At the simplest level, CAS is a specialized disk storage system. Since archival data is not accessed frequently, high-performance disks are not essential. In fact, most CAS platforms employ ordinary SATA hard disks for their low cost per gigabyte, though SAS disks may be used when added performance is needed to accommodate many simultaneous users. However, CAS technology incorporates a unique feature set designed to optimize storage space and improve long-term data management.
Next, CAS data cannot be changed once it is archived. This ensures data integrity and prevents tampering or spoliation. A corporate regulatory audit or litigation discovery can proceed with high confidence that the data being examined is original and unaltered. Tamper-proofing is generally accomplished by treating files as objects with unique designators and locations. Since most archival data has a finite lifecycle, CAS also manages data retention and disposal in accordance with regulatory or compliance requirements. Data reaching its retention limit is systematically deleted.
One persistent problem with traditional file copies is the inevitable duplication of files. If there are 100 different copies of an e-mail file attachment, all 100 copies are saved in the backup. For long-term archival storage, this kind of inefficiency can quickly exhaust available storage space. Another real strength of CAS technology is in data deduplication (a.k.a. single-instance storage or intelligent compression), which eliminates duplicated blocks of data. Only one iteration of data is saved, and subsequent copies of the file are simply referenced back to the one saved copy. Consider a file-level example. If there are 100 attachments and each is 2 MB in size, archiving to CAS would only take 2 MB to save all 100 attachment references, instead of 200 MB with an ordinary disk system. Experts note that data deduplication can reduce data demands up to 50-to-1. Conventional compression techniques may also be employed to reduce disk space even further.
Power consumption is an important consideration. As CAS systems scale up to hundreds of spinning disks, the power cost becomes substantial. Some archive systems are employing creative solutions to reduce power demands such as idling drives or powering idle drives down completely. Low-power drives and emerging drive technologies like "hybrid drives" can also help lower overall power demands.
Major vendors in the CAS market include -- in no particular order -- EMC Corp., Nexsan Technologies, Sun Microsystems Inc., StorageTek, Permabit Inc., Hewlett-Packard Co., Bycast Inc., IBM and Avamar Technologies Inc. Most CAS vendors possess a remarkably similar view of CAS, though each vendor puts its own unique stamp on the technology.

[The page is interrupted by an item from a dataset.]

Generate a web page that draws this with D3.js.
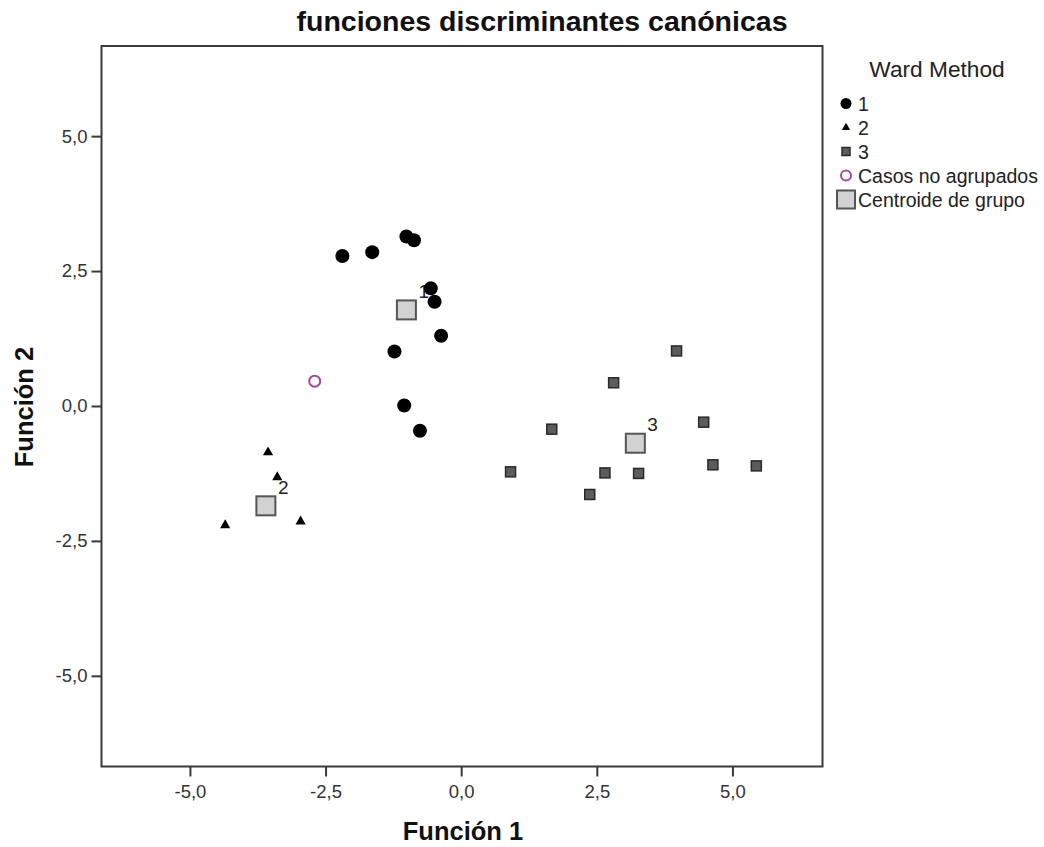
<!DOCTYPE html>
<html>
<head>
<meta charset="utf-8">
<script src="https://cdnjs.cloudflare.com/ajax/libs/d3/7.8.5/d3.min.js"></script>
<style>
	body { margin: 0; background: #fff; }
	text { font-family: "Liberation Sans", Arial, sans-serif; }
</style>
</head>
<body>
<div class="diagram"></div>
<script>
var width = 1044, height = 847;

// Ward Method groups, [funcion 1, funcion 2]
var group1 = [[-2.19, 2.78], [-1.64, 2.85], [-1.01, 3.14], [-0.87, 3.07], [-0.56, 2.18],
	[-0.49, 1.93], [-0.37, 1.30], [-1.23, 1.01], [-1.05, 0.01], [-0.76, -0.46]];
var group2 = [[-3.56, -0.86], [-3.39, -1.32], [-4.35, -2.21], [-2.96, -2.14]];
var group3 = [[3.97, 1.02], [2.81, 0.43], [1.67, -0.43], [4.47, -0.30], [0.91, -1.22],
	[2.65, -1.24], [3.27, -1.25], [4.64, -1.09], [5.44, -1.11], [2.37, -1.64]];
var ungrouped = [[-2.70, 0.46]];
var centroids = [[-1.01, 1.78], [-3.60, -1.85], [3.21, -0.69]];
var centroidLabels = ['1', '2', '3'];

var ticks = [-5, -2.5, 0, 2.5, 5];
var legendLabels = ['1', '2', '3', 'Casos no agrupados', 'Centroide de grupo'];

var plotLeft = 101.5, plotRight = 822.5, plotTop = 46, plotBottom = 766.5;

var svg = d3.select('.diagram')
	.append('svg')
	.attr('width', width)
	.attr('height', height);

var x = d3.scaleLinear().domain([-6.63, 6.66]).range([plotLeft, plotRight]);
var y = d3.scaleLinear().domain([-6.68, 6.67]).range([plotBottom, plotTop]);

var fmt = d3.formatLocale({ decimal: ',', thousands: '.', grouping: [3], currency: ['', ''], minus: '-' }).format('.1f');

var xAxis = svg.append('g')
	.attr('transform', 'translate(0,' + plotBottom + ')')
	.call(d3.axisBottom(x).tickValues(ticks).tickFormat(fmt).tickSize(10).tickPadding(8));

var yAxis = svg.append('g')
	.attr('transform', 'translate(' + plotLeft + ',0)')
	.call(d3.axisLeft(y).tickValues(ticks).tickFormat(fmt).tickSize(10).tickPadding(4));

svg.selectAll('.domain').remove();
svg.selectAll('.tick line').attr('stroke', '#3a3a3a').attr('stroke-width', 2);
svg.selectAll('.tick text')
	.attr('fill', '#333')
	.style('font-size', '18.5px')
	.style('font-family', '"Liberation Sans", Arial, sans-serif');

// frame
svg.append('rect')
	.attr('x', plotLeft)
	.attr('y', plotTop)
	.attr('width', plotRight - plotLeft)
	.attr('height', plotBottom - plotTop)
	.attr('fill', 'none')
	.attr('stroke', '#3a3a3a')
	.attr('stroke-width', 2);

// titles
svg.append('text')
	.attr('x', 542)
	.attr('y', 31)
	.attr('text-anchor', 'middle')
	.style('font-size', '28.5px')
	.style('font-weight', 'bold')
	.attr('fill', '#111')
	.text('funciones discriminantes canónicas');

svg.append('text')
	.attr('x', 463)
	.attr('y', 840)
	.attr('text-anchor', 'middle')
	.style('font-size', '25.5px')
	.style('font-weight', 'bold')
	.attr('fill', '#111')
	.text('Función 1');

svg.append('text')
	.attr('transform', 'translate(33,407) rotate(-90)')
	.attr('text-anchor', 'middle')
	.style('font-size', '25.5px')
	.style('font-weight', 'bold')
	.attr('fill', '#111')
	.text('Función 2');

// centroids
svg.append('g')
	.selectAll('rect')
	.data(centroids)
	.enter().append('rect')
	.attr('x', function(d) { return x(d[0]) - 9.5 })
	.attr('y', function(d) { return y(d[1]) - 9.5 })
	.attr('width', 19)
	.attr('height', 19)
	.attr('fill', '#d2d2d2')
	.attr('stroke', '#555')
	.attr('stroke-width', 2);

svg.append('g')
	.selectAll('text')
	.data(centroids)
	.enter().append('text')
	.attr('x', function(d) { return x(d[0]) + 12 })
	.attr('y', function(d) { return y(d[1]) - 12 })
	.style('font-size', '19px')
	.attr('fill', '#222')
	.text(function(d, i) { return centroidLabels[i] });

var marks = svg.append('g');

marks.selectAll('.g1')
	.data(group1)
	.enter().append('circle')
	.attr('class', 'g1')
	.attr('cx', function(d) { return x(d[0]) })
	.attr('cy', function(d) { return y(d[1]) })
	.attr('r', 7)
	.attr('fill', '#000');

var tri = d3.symbol().type(d3.symbolTriangle).size(45);

marks.selectAll('.g2')
	.data(group2)
	.enter().append('path')
	.attr('class', 'g2')
	.attr('d', tri)
	.attr('transform', function(d) { return 'translate(' + x(d[0]) + ',' + y(d[1]) + ')' })
	.attr('fill', '#000');

marks.selectAll('.g3')
	.data(group3)
	.enter().append('rect')
	.attr('class', 'g3')
	.attr('x', function(d) { return x(d[0]) - 5 })
	.attr('y', function(d) { return y(d[1]) - 5 })
	.attr('width', 10)
	.attr('height', 10)
	.attr('fill', '#5c5c5c')
	.attr('stroke', '#2a2a2a')
	.attr('stroke-width', 1.5);

marks.selectAll('.ung')
	.data(ungrouped)
	.enter().append('circle')
	.attr('class', 'ung')
	.attr('cx', function(d) { return x(d[0]) })
	.attr('cy', function(d) { return y(d[1]) })
	.attr('r', 5.5)
	.attr('fill', '#fff')
	.attr('stroke', '#a24aa2')
	.attr('stroke-width', 2);

// legend
svg.append('text')
	.attr('x', 937)
	.attr('y', 77)
	.attr('text-anchor', 'middle')
	.style('font-size', '22.7px')
	.attr('fill', '#222')
	.text('Ward Method');

var legend = svg.append('g')
	.selectAll('g')
	.data(legendLabels)
	.enter().append('g')
	.attr('transform', function(d, i) { return 'translate(846,' + (103.5 + i * 24) + ')' });

legend.append('text')
	.attr('x', 12)
	.attr('y', 7)
	.style('font-size', '19.5px')
	.attr('fill', '#222')
	.text(function(d) { return d });

legend.each(function(d, i) {
	var g = d3.select(this);
	if (i == 0) g.append('circle').attr('r', 5.5).attr('fill', '#000');
	if (i == 1) g.append('path').attr('d', d3.symbol().type(d3.symbolTriangle).size(30)).attr('fill', '#000');
	if (i == 2) g.append('rect').attr('x', -4).attr('y', -4).attr('width', 8).attr('height', 8)
		.attr('fill', '#5c5c5c').attr('stroke', '#2a2a2a').attr('stroke-width', 1.5);
	if (i == 3) g.append('circle').attr('r', 5).attr('fill', '#fff').attr('stroke', '#a24aa2').attr('stroke-width', 2);
	if (i == 4) g.append('rect').attr('x', -9).attr('y', -9).attr('width', 18).attr('height', 18)
		.attr('fill', '#d2d2d2').attr('stroke', '#555').attr('stroke-width', 2);
});
</script>
</body>
</html>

Once data is passed to CAS, it cannot change and must be protected against theft so other CAS products emphasize the immutability and security of archival data. Nexsan's Assureon product incorporated AES 256-bit encryption to protect files relegated to the archive. The Assureon also adds serialization to track the existence of each CAS location and prevent file tampering. Serialized locations can be scanned periodically to verify the integrity of each file, and any files that are damaged or incomplete can be dealt with promptly.
Still other CAS platforms embrace search and scalability features. Search capability relies on sophisticated metadata to help users to locate relevant file content long after the original file creator may have forgotten about it. Scalability is important to handle archival growth and handle huge numbers of CAS objects (into the billions) over the long term. EMC and Sun products both favor these areas.
Applications of CAS
CAS products are deployed in a wide variety of roles that extend well beyond archival storage to embrace backup/restoration, improve storage performance, meet regulatory requirements and save significant costs.
The data deduplication features of CAS platforms are sometimes used to reduce storage requirements. If corporate data can be concentrated into some fraction of its original space, backups and restorations (e.g. to tape or optical media) can be accomplished faster – simply because there is less data to transfer. Lower data volumes can also speed backup and replication tasks across WAN links to remote sites. Lost or damaged files can be restored directly from disk without the time or trouble of locating those files on other media.
CAS is sometimes selected over other long-term storage options to provide a superior user experience. For example, check images or X-ray data stored to tape or disc must often be retrieved manually once the corresponding media is located and loaded. It can take hours (even longer) for end users to obtain data stored on traditional media. A disk-based CAS system can keep that data nearline and supply files on demand without any manual intervention.